╭─ The data
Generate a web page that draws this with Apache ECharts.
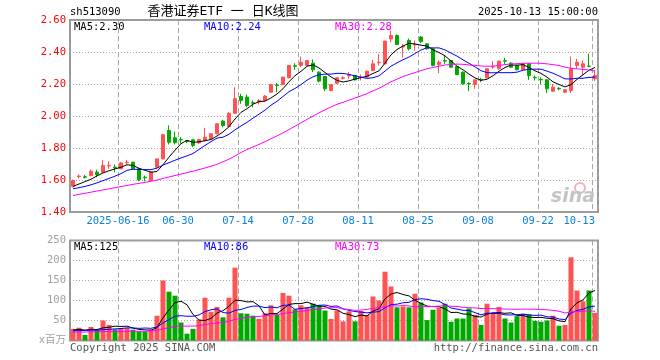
<!DOCTYPE html>
<html><head><meta charset="utf-8">
<script src="https://cdn.jsdelivr.net/npm/echarts/dist/echarts.min.js"></script>
<style>html,body{margin:0;padding:0;background:#fff}#c{width:660px;height:360px}</style>
</head><body><div id="c"></div>
<script>
const dates = ['2025-06-04','2025-06-05','2025-06-06','2025-06-09','2025-06-10','2025-06-11','2025-06-12','2025-06-13','2025-06-16','2025-06-17',
'2025-06-18','2025-06-19','2025-06-20','2025-06-23','2025-06-24','2025-06-25','2025-06-26','2025-06-27','2025-06-30','2025-07-01',
'2025-07-02','2025-07-03','2025-07-04','2025-07-07','2025-07-08','2025-07-09','2025-07-10','2025-07-11','2025-07-14','2025-07-15',
'2025-07-16','2025-07-17','2025-07-18','2025-07-21','2025-07-22','2025-07-23','2025-07-24','2025-07-25','2025-07-28','2025-07-29',
'2025-07-30','2025-07-31','2025-08-01','2025-08-04','2025-08-05','2025-08-06','2025-08-07','2025-08-08','2025-08-11','2025-08-12',
'2025-08-13','2025-08-14','2025-08-15','2025-08-18','2025-08-19','2025-08-20','2025-08-21','2025-08-22','2025-08-25','2025-08-26',
'2025-08-27','2025-08-28','2025-08-29','2025-09-01','2025-09-02','2025-09-03','2025-09-04','2025-09-05','2025-09-08','2025-09-09',
'2025-09-10','2025-09-11','2025-09-12','2025-09-15','2025-09-16','2025-09-17','2025-09-18','2025-09-19','2025-09-22','2025-09-23',
'2025-09-24','2025-09-25','2025-09-26','2025-09-29','2025-09-30','2025-10-09','2025-10-10','2025-10-13'];

const opens = [1.561,1.621,1.620,1.628,1.649,1.649,1.688,1.680,1.670,1.708,
1.711,1.670,1.617,1.597,1.680,1.732,1.909,1.864,1.854,1.845,
1.851,1.832,1.847,1.857,1.889,1.968,1.934,2.017,2.122,2.118,
2.083,2.089,2.097,2.149,2.194,2.197,2.239,2.314,2.316,2.316,
2.330,2.274,2.247,2.159,2.205,2.236,2.250,2.253,2.240,2.243,
2.284,2.333,2.326,2.482,2.503,2.431,2.472,2.444,2.493,2.451,
2.420,2.322,2.346,2.347,2.309,2.274,2.204,2.197,2.229,2.239,
2.306,2.295,2.346,2.330,2.316,2.289,2.326,2.242,2.229,2.226,
2.155,2.173,2.149,2.159,2.316,2.305,2.312,2.233];
const closes = [1.597,1.625,1.617,1.655,1.634,1.691,1.691,1.676,1.707,1.711,
1.670,1.601,1.614,1.649,1.732,1.883,1.836,1.833,1.851,1.840,
1.816,1.853,1.867,1.889,1.951,1.941,2.017,2.108,2.097,2.066,
2.080,2.097,2.124,2.197,2.191,2.243,2.316,2.311,2.336,2.347,
2.289,2.218,2.170,2.197,2.239,2.239,2.253,2.226,2.243,2.280,
2.326,2.336,2.468,2.503,2.447,2.434,2.420,2.447,2.465,2.420,
2.316,2.336,2.343,2.305,2.259,2.201,2.201,2.226,2.226,2.295,
2.309,2.343,2.343,2.305,2.289,2.326,2.253,2.239,2.226,2.170,
2.180,2.170,2.164,2.295,2.336,2.326,2.309,2.253];
const lows = [1.553,1.610,1.609,1.622,1.617,1.646,1.670,1.649,1.668,1.697,
1.668,1.591,1.592,1.591,1.672,1.729,1.822,1.822,1.826,1.830,
1.805,1.826,1.841,1.853,1.885,1.930,1.930,2.014,2.076,2.055,
2.055,2.072,2.091,2.145,2.149,2.193,2.235,2.289,2.305,2.313,
2.274,2.210,2.155,2.155,2.200,2.228,2.233,2.222,2.222,2.240,
2.280,2.316,2.322,2.461,2.443,2.367,2.409,2.409,2.455,2.415,
2.310,2.268,2.326,2.300,2.255,2.196,2.155,2.170,2.211,2.235,
2.295,2.290,2.326,2.300,2.285,2.285,2.226,2.222,2.197,2.143,
2.150,2.160,2.143,2.143,2.295,2.253,2.305,2.218];
const highs = [1.603,1.635,1.632,1.666,1.664,1.726,1.717,1.697,1.712,1.726,
1.714,1.676,1.628,1.652,1.735,1.889,1.941,1.903,1.868,1.850,
1.857,1.857,1.926,1.893,1.953,1.976,2.024,2.180,2.139,2.134,
2.097,2.105,2.132,2.200,2.205,2.245,2.320,2.330,2.372,2.350,
2.353,2.280,2.250,2.200,2.242,2.249,2.274,2.256,2.260,2.283,
2.350,2.389,2.470,2.534,2.510,2.451,2.484,2.472,2.500,2.455,
2.424,2.347,2.378,2.350,2.312,2.278,2.211,2.229,2.239,2.298,
2.343,2.347,2.364,2.336,2.320,2.330,2.330,2.253,2.242,2.230,
2.200,2.180,2.168,2.372,2.357,2.347,2.389,2.289];
const volumes = [29,32,14,34,28,50,39,28,31,31,
27,22,22,27,62,150,122,112,45,17,
29,52,107,72,84,58,107,182,68,67,
62,54,68,88,64,119,112,78,88,83,
92,88,75,54,75,48,73,48,74,64,
110,100,172,135,83,85,83,117,95,51,
77,82,92,47,55,55,80,64,39,92,
70,84,55,45,61,67,65,49,47,50,
62,37,39,208,125,98,125,69];

// moving-average values for the first days (their history lies before the window)
const ma5Head = [1.560,1.575,1.590,1.605];
const ma10Head = [1.545,1.552,1.560,1.570,1.582,1.596,1.610,1.624,1.640];
const ma30Head = [1.503,1.510,1.517,1.524,1.531,1.538,1.545,1.552,1.559,1.566,
1.573,1.579,1.585,1.592,1.600,1.610,1.619,1.628,1.637,1.646,
1.655,1.665,1.675,1.686,1.698,1.714,1.730,1.750,1.772];
const vma5Head = [26,28,26,28];
const vma10Head = [24,25,25,26,26,27,28,29,30];
const vma30Head = [21,21,21,22,22,22,23,23,23,23,23,23,23,24,25,29,32,35,36,36,36,37,40,42,44,45,48,53,55];

const tickLabels = ['2025-06-16','06-30','07-14','07-28','08-11','08-25','09-08','09-22','10-13'];
const priceLabels = ['MA5:2.30','MA10:2.24','MA30:2.28'];
const volLabels = ['MA5:125','MA10:86','MA30:73'];

function movingAvg(vals, n, head){
  return vals.map((v,i)=>{
    if(i < n-1) return head[i];
    let s=0; for(let k=i-n+1;k<=i;k++) s+=vals[k];
    return s/n;
  });
}
const ma5 = movingAvg(closes,5,ma5Head), ma10 = movingAvg(closes,10,ma10Head), ma30 = movingAvg(closes,30,ma30Head);
const vma5 = movingAvg(volumes,5,vma5Head), vma10 = movingAvg(volumes,10,vma10Head), vma30 = movingAvg(volumes,30,vma30Head);

const tickIdxArr = tickLabels.map(t=>dates.findIndex(d=>d.endsWith(t)));
const tickIdx = new Set(tickIdxArr);
const isTick = (i)=>tickIdx.has(i);
const UP='#ff5252', DOWN='#00a800', FRAME='#999999', VGRID='#a6a6a6', HGRID='#a8a8a8';
const MONO="'DejaVu Sans Mono','Noto Sans CJK SC',monospace";
const FS=10.5;
const xCat = dates.map((d,i)=> i===dates.length-1 ? {value:d, textStyle:{align:'right', padding:[0,0,0,0]}} : d);

const chart = echarts.init(document.getElementById('c'));
const hLine = {show:true, lineStyle:{color:HGRID, type:[1,2], width:1}};
const vLine = {show:true, interval:isTick, lineStyle:{color:VGRID, type:[5,3], width:1}};
const frame = {show:true, borderColor:FRAME, borderWidth:2};
const lineS = (name,data,color,x,y)=>({name, type:'line', data, xAxisIndex:x, yAxisIndex:y, symbol:'none', silent:true,
  lineStyle:{color, width:1}, itemStyle:{color}, z:5, animation:false});
const txt = (text,x,y,fill,align,font)=>({type:'text', x, y, z:30, silent:true,
  style:{text, fill, font: font || (FS+'px '+MONO), align: align||'left', verticalAlign:'middle'}});

chart.setOption({
  animation:false,
  grid:[Object.assign({left:70, top:20, width:528, height:192}, frame),
        Object.assign({left:70, top:240.5, width:528, height:100}, frame)],
  xAxis:[
    {type:'category', gridIndex:0, data:xCat, boundaryGap:true,
     axisLine:{show:false}, axisTick:{show:false}, splitLine:vLine,
     axisLabel:{interval:isTick, color:'#0a82dc', fontFamily:MONO, fontSize:FS, margin:4, padding:[0,6,0,0],
       formatter:(v,i)=> tickLabels[tickIdxArr.indexOf(i)] }},
    {type:'category', gridIndex:1, data:dates, boundaryGap:true,
     axisLine:{show:false}, axisTick:{show:false}, splitLine:vLine, axisLabel:{show:false}}
  ],
  yAxis:[
    {type:'value', gridIndex:0, min:1.4, max:2.6, interval:0.2, axisLine:{show:false}, axisTick:{show:false},
     splitLine:hLine, axisLabel:{color:'#ff0000', fontFamily:MONO, fontSize:FS, margin:4, formatter:(v)=>v.toFixed(2)}},
    {type:'value', gridIndex:1, min:0, max:250, interval:50, axisLine:{show:false}, axisTick:{show:false},
     splitLine:hLine, axisLabel:{color:'#a0a0a0', fontFamily:MONO, fontSize:FS, margin:4, formatter:(v)=> v===0 ? 'x百万' : String(v)}}
  ],
  series:[
    {type:'candlestick', xAxisIndex:0, yAxisIndex:0, barWidth:4,
     data: dates.map((d,i)=>[opens[i],closes[i],lows[i],highs[i]]),
     itemStyle:{color:UP, color0:DOWN, borderColor:UP, borderColor0:DOWN, borderWidth:1}, z:3},
    lineS('MA5',ma5,'#000000',0,0), lineS('MA10',ma10,'#0000ff',0,0), lineS('MA30',ma30,'#ff00ff',0,0),
    {type:'bar', xAxisIndex:1, yAxisIndex:1, barWidth:5, z:3,
     data: volumes.map((v,i)=>({value:v, itemStyle:{color: closes[i]>=opens[i]?UP:DOWN}}))},
    lineS('VMA5',vma5,'#000000',1,1), lineS('VMA10',vma10,'#0000ff',1,1), lineS('VMA30',vma30,'#ff00ff',1,1)
  ],
  graphic:{elements:[
    txt('sh513090',70,12,'#000'),
    txt('香港证券ETF 一 日K线图',223,12,'#000','center',"13px 'DejaVu Sans Mono','Noto Sans CJK SC'"),
    txt('2025-10-13 15:00:00',598,12,'#000','right'),
    txt(priceLabels[0],74,27,'#000'), txt(priceLabels[1],204,27,'#0000ff'), txt(priceLabels[2],335,27,'#ff00ff'),
    txt(volLabels[0],74,247,'#000'), txt(volLabels[1],204,247,'#0000ff'), txt(volLabels[2],335,247,'#ff00ff'),
    txt('Copyright 2025 SINA.COM',70,348,'#555'),
    txt('http://finance.sina.com.cn',598,348,'#555','right'),
    {type:'circle', silent:true, z:1, shape:{cx:580, cy:188, r:5}, style:{fill:'none', stroke:'#f2b4b4', lineWidth:2}},
    Object.assign(txt('sina',595,197,'#c4c4c4','right',"italic bold 19px 'DejaVu Sans'"),{z:1})
  ]}
});
</script></body></html>
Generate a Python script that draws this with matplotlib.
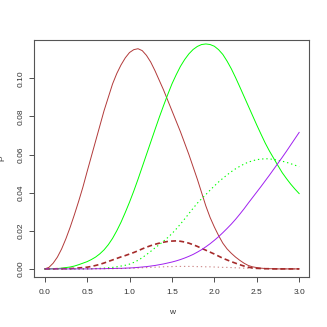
╰─
- **What is expected**
Using the listing, copy every line where the word "draws" shows up.

- **Answer below**
Generate a web page that draws this with Apache ECharts.
Generate a Python script that draws this with matplotlib.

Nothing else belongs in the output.